The two men accused of preying on the women, who were as young as 6 at the time, returned to the U.S. without facing any consequences. The NBC News investigation also found evidence that the missionary organization, known for traveling to the furthest corners of the globe to spread the gospel, had covered up the abuse for years.

One of the women featured in the stories, Bonnie Cheshire, rejected the group's expression of remorse.

"If I didn't personally know several missionary kids who were cut off from counseling, I would believe their apology," Cheshire said.

"Words can be pretty, and even convincing. Actions say more."

Ethnos 360 released a statement a few days after the initial NBC reports expressing sadness over the incidents and detailing steps it has taken to strengthen staff training and child protection policies.

But the statement on Friday went further.

"Ethnos360 has and will continue to cooperate with law enforcement in any way we can to see perpetrators brought to justice," Brown said. "We are very frustrated that prosecution has not happened and at the lack of legal recourse."

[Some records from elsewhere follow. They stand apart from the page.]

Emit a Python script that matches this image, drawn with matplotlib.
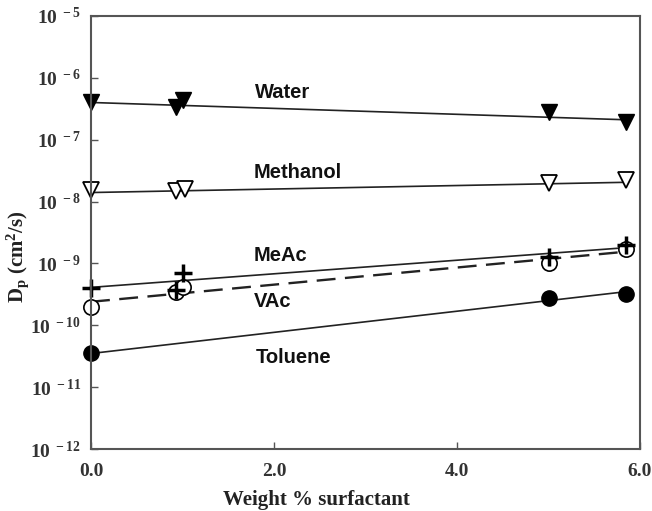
import matplotlib
matplotlib.use("Agg")
import matplotlib.pyplot as plt
import numpy as np
from matplotlib.ticker import FixedLocator, FuncFormatter

plt.rcParams['mathtext.fontset'] = 'custom'
plt.rcParams['mathtext.rm'] = 'Liberation Serif:bold'
plt.rcParams['mathtext.it'] = 'Liberation Serif:bold'
plt.rcParams['mathtext.bf'] = 'Liberation Serif:bold'

# Data points
water_x = [0.0, 0.93, 1.0, 5.0, 5.85]
water_y = [4.1e-7, 3.4e-7, 4.4e-7, 2.8e-7, 1.95e-7]
meth_x = [0.0, 0.93, 1.03, 5.0, 5.85]
meth_y = [1.55e-8, 1.5e-8, 1.6e-8, 2.0e-8, 2.25e-8]
meac_x = [0.0, 0.93, 1.0, 5.0, 5.85]
meac_y = [4.0e-10, 3.7e-10, 7.0e-10, 1.25e-9, 2.0e-9]
vac_x = [0.0, 0.93, 1.0, 5.0, 5.85]
vac_y = [1.95e-10, 3.5e-10, 4.2e-10, 1.0e-9, 1.7e-9]
tol_x = [0.0, 5.0, 5.85]
tol_y = [3.5e-11, 2.8e-10, 3.2e-10]

# Fit lines (endpoints)
fit_x = [0.0, 5.85]
water_fit = [4.0e-7, 2.1e-7]
meth_fit = [1.4e-8, 2.05e-8]
meac_fit = [4.1e-10, 1.8e-9]
vac_fit = [2.4e-10, 1.55e-9]
tol_fit = [3.5e-11, 3.5e-10]

labels = ["Water", "Methanol", "MeAc", "VAc", "Toluene"]
label_x = [2.09, 2.26, 2.07, 1.99, 2.21]
label_y = [5.7e-7, 3.0e-8, 1.35e-9, 2.45e-10, 3.0e-11]

x_ticks = [0.0, 2.0, 4.0, 6.0]
y_exps = [-12, -11, -10, -9, -8, -7, -6, -5]

fig = plt.figure(figsize=(6.52, 5.11), dpi=100)
ax = fig.add_axes([0.1396, 0.1213, 0.842, 0.8474])

lc = '#222222'
ax.plot(fit_x, water_fit, '-', color=lc, lw=1.2)
ax.plot(fit_x, meth_fit, '-', color=lc, lw=1.2)
ax.plot(fit_x, meac_fit, '-', color=lc, lw=1.2)
ax.plot(fit_x, vac_fit, '--', color=lc, lw=1.7, dashes=(8, 4))
ax.plot(fit_x, tol_fit, '-', color=lc, lw=1.2)

ax.plot(water_x, water_y, 'v', color='black', ms=11, ls='none', clip_on=False)
ax.plot(meth_x, meth_y, 'v', mfc='white', mec='black', mew=1.3, ms=11, ls='none', clip_on=False)
ax.plot(vac_x, vac_y, 'o', mfc='white', mec='black', mew=1.2, ms=11, ls='none', clip_on=False)
ax.plot(meac_x, meac_y, '+', color='black', mew=2.5, ms=13, ls='none', clip_on=False)
ax.plot(tol_x, tol_y, 'o', color='black', ms=11, ls='none', clip_on=False)

for t, lx, ly in zip(labels, label_x, label_y):
    ax.text(lx, ly, t, ha='center', va='center', fontsize=14.5, fontweight='bold',
            family='Liberation Sans', color='#111111')

ax.set_yscale('log')
ax.set_xlim(0, 6)
ax.set_ylim(1e-12, 1e-5)
ax.xaxis.set_major_locator(FixedLocator(x_ticks))
ax.xaxis.set_major_formatter(FuncFormatter(lambda v, p: f"{v:.1f}"))
ax.yaxis.set_major_locator(FixedLocator([10.0**e for e in y_exps]))
ax.yaxis.set_minor_locator(FixedLocator([]))
ax.yaxis.set_major_formatter(FuncFormatter(lambda v, p: r"$\mathrm{10}^{\ %d}$" % int(round(np.log10(v)))))

ax.tick_params(axis='both', direction='in', length=5, width=1, colors='#555555',
               labelcolor='#333333', labelsize=14, pad=10)
ax.tick_params(axis='y', labelsize=14, pad=7)
for lab in ax.get_xticklabels():
    lab.set_family('Liberation Serif')
    lab.set_fontweight('bold')
for s in ax.spines.values():
    s.set_color('#555555')
    s.set_linewidth(1.5)

ax.set_xlabel('Weight % surfactant', fontsize=15, fontweight='bold',
              family='Liberation Serif', color='#222222')
ax.xaxis.set_label_coords(0.41, -0.094)
ax.set_ylabel(r'D$_\mathrm{p}$ (cm$^\mathrm{2}$/s)', fontsize=15, fontweight='bold',
              family='Liberation Serif', color='#222222')
ax.yaxis.set_label_coords(-0.11, 0.443)

fig.savefig('out.png', dpi=100)
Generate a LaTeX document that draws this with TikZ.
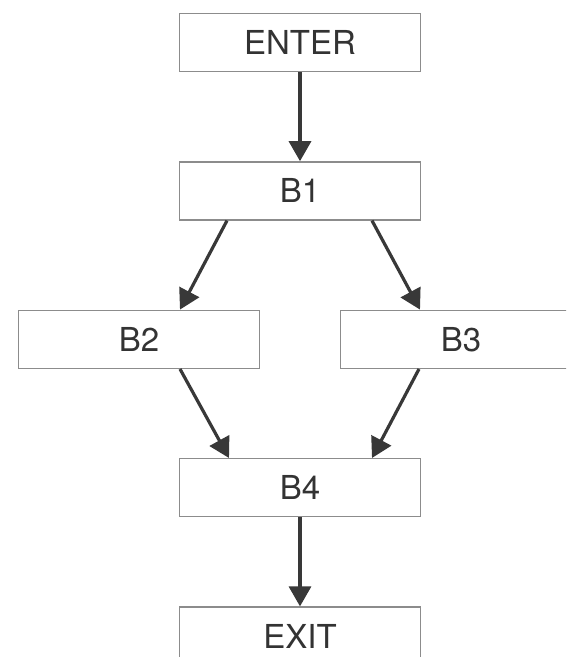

Jaasiel Mashek, 38, who told NBC News that she was sexually abused while attending the New Tribes Mission school in the Philippines, said she welcomed the updated statement.

"I appreciate the apology and the ownership of mistakes made," said Mashek. "I am gratified to see that stricter policies have been put in place and hope that these include yearly and/or random reviews for all staff that supervise children. Hyper vigilance is key and will be essential in preventing future failures."